# Anybody else here ride recumbent bikes?



## lava (May 16, 2014)

I have really gotten into them in the last year, and recently picked up this 700c Bacchetta Corsa:







I got into 'bents because a friend of mine rode them and let me borrow his. There are a number of things I like about them:


They are so laid-back and comfy. In the morning, when it's time to ride to work and I'm not feeling up to it, it's much easier just to pedal than it is to get off the bike. Which was not true at all of my regular road bike. So it makes me ride more frequently.
Per point number one, no crotch/wrist discomfort.
Very fast and aerodynamic. This bike is about 26/27 lbs, so it's heavier than my 19 lb road bike. As such, it accelerates a bit slower. But the rolling resistance is roughly equivalent and the aerodynamics are better so my top speed is higher.
Things I don't like:


Very difficult low-speed handling. You won't be doing any track-stands on these. As such, not good for super-urban stop and go riding.
Slower up hills. Some say that over time with enough practice, they actually become faster up hills on their bents than with their road bikes, but that has yet to happen to me.
So does anybody else have one?


----------



## Mik3D23 (May 16, 2014)

I haven't gotten to try any bikes, and especially not one similar to that; but at the LBS I work at we had a monstrous recumbent tricycle not too long ago. It was pretty dang fun, but the idea of a recumbent seems like it would take away the workout for a lot of muscle groups compared to a standard road bike.

Edit: From an engineering/design standpoint, it seems to make a whole lot more sense to make the front the drive wheel. But then again maybe that wouldn't be good since there's not much weight put on the front


----------



## lava (May 18, 2014)

Mik3D23 said:


> ...the idea of a recumbent seems like it would take away the workout for a lot of muscle groups compared to a standard road bike.

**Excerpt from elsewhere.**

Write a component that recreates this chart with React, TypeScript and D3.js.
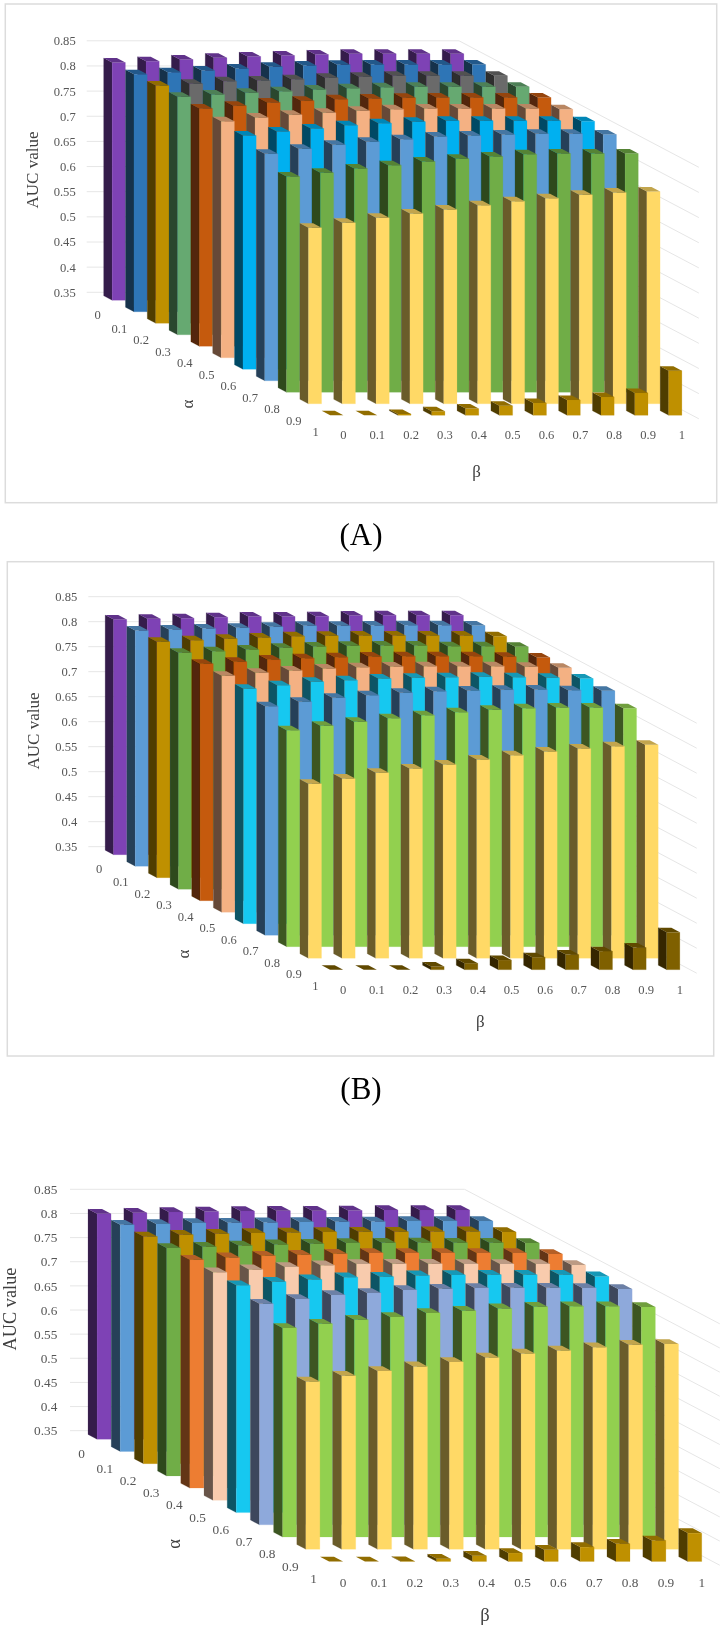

If you're specifically referring to the ability to stand and power up hills, then yes, you can't do that on a bent. But for the most part the leg workout is similar except the hip flexors and abs are significantly more engaged compared to a standard road bike. In the reclined position you are effectively doing mini-leg lifts with every rotation.



> Edit: From an engineering/design standpoint, it seems to make a whole lot more sense to make the front the drive wheel. But then again maybe that wouldn't be good since there's not much weight put on the front


There are front wheel drive bents, and they are awesome! Behold the Cruzbike Vendetta and Silvio 2.1:









Apparently these bikes are some of the fastest on earth, as I recall somewhere reading about records being broken on them. But it takes a lot of getting used to the moving bottom bracket in the front, as there tends to be a lot of wobbly pedal steer at first. And another downside is when the incline gets steep and the weight shifts to the back, the front wheel loses tracktion.


----------



## Mik3D23 (May 18, 2014)

Yeah these look...interdasting. I'm surprised we haven't seen anyone interested in them, I honestly didn't know that recumbents were popular for the sportier side of things. Most of the ones available to us are more recreational and for people who want to ride a bike, but don't really want to ride a bike (if that makes sense). I'd be curious to ride one of these. I can imagine you look somewhat silly on these, and I can imagine some of the reactions you get from the typical roadies


----------



## lava (May 18, 2014)

Yeah, it's hard to escape the white beard/belly recumbent stereotype. But even hardcore roadies, when we get to talking at stoplights, recognize that my bike is a step up from the bents they are used to seeing. I have always been a strong rider, and nobody passes me on my Corsa except the crit riders. But that's how it was when I rode a standard road bike too. I don't feel silly when I ride my bent, I feel awesome and unique. 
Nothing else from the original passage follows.